ENTRIES PROVIDED:
####

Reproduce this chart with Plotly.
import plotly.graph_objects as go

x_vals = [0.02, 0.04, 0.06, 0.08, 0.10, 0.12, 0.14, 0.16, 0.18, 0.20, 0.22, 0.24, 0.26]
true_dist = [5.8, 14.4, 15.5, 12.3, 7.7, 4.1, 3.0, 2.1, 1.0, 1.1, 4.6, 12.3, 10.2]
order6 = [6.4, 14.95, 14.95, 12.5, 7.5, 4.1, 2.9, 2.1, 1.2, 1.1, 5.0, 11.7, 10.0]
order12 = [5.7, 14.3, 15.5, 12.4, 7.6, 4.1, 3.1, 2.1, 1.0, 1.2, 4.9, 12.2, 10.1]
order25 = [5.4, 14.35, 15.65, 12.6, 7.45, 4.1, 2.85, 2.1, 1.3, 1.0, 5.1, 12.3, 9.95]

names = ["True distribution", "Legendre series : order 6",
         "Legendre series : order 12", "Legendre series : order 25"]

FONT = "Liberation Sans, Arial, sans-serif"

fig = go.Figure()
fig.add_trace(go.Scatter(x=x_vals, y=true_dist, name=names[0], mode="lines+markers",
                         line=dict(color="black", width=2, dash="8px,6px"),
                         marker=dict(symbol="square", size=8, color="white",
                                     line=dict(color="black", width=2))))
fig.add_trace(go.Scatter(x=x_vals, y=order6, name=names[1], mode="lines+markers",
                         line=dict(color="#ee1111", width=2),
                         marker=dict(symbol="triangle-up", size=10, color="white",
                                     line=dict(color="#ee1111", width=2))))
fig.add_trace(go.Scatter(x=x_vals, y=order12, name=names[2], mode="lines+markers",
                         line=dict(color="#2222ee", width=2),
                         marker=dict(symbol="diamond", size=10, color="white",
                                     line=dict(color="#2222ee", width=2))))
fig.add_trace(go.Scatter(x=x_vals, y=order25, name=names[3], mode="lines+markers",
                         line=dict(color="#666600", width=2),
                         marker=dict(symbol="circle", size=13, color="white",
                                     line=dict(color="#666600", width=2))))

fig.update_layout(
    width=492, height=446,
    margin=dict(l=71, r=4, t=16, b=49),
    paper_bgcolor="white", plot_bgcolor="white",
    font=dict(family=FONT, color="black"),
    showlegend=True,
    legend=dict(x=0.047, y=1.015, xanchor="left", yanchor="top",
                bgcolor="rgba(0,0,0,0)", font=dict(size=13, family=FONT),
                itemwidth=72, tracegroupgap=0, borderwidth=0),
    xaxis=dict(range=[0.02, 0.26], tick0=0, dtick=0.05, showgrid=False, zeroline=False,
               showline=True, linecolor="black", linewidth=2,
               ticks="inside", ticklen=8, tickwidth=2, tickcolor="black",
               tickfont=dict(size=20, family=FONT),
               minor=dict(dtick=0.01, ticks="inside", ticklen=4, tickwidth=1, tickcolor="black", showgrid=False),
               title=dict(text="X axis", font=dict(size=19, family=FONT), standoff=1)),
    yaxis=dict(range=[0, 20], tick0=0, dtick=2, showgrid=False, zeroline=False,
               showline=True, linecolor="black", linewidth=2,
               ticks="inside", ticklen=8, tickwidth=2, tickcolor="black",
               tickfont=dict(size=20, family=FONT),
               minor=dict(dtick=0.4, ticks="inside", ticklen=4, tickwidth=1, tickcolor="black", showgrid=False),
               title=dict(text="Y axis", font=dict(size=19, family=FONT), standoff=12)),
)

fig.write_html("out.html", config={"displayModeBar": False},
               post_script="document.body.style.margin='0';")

####

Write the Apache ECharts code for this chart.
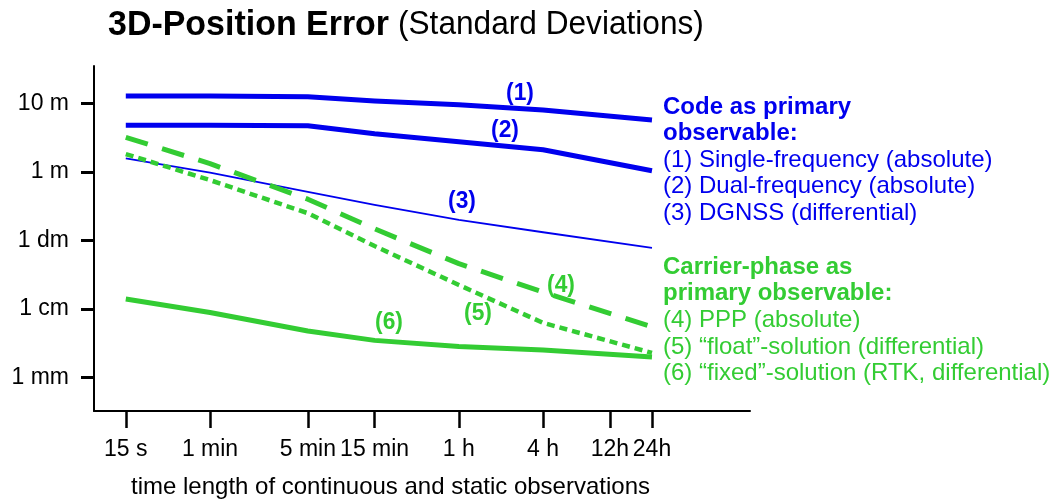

####

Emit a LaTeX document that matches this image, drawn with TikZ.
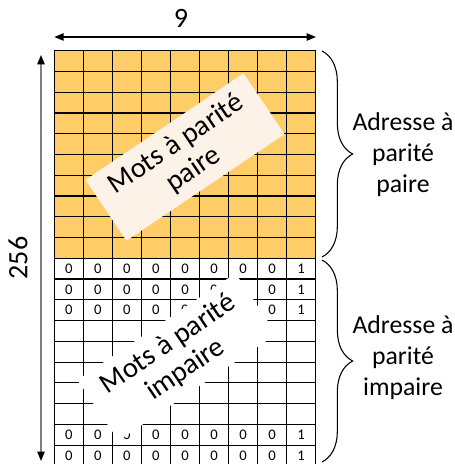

####

Copy all lines from the entries that contain the word "this".

THE SOLUTION:
Reproduce this chart with Plotly.
Write the Apache ECharts code for this chart.
Emit a LaTeX document that matches this image, drawn with TikZ.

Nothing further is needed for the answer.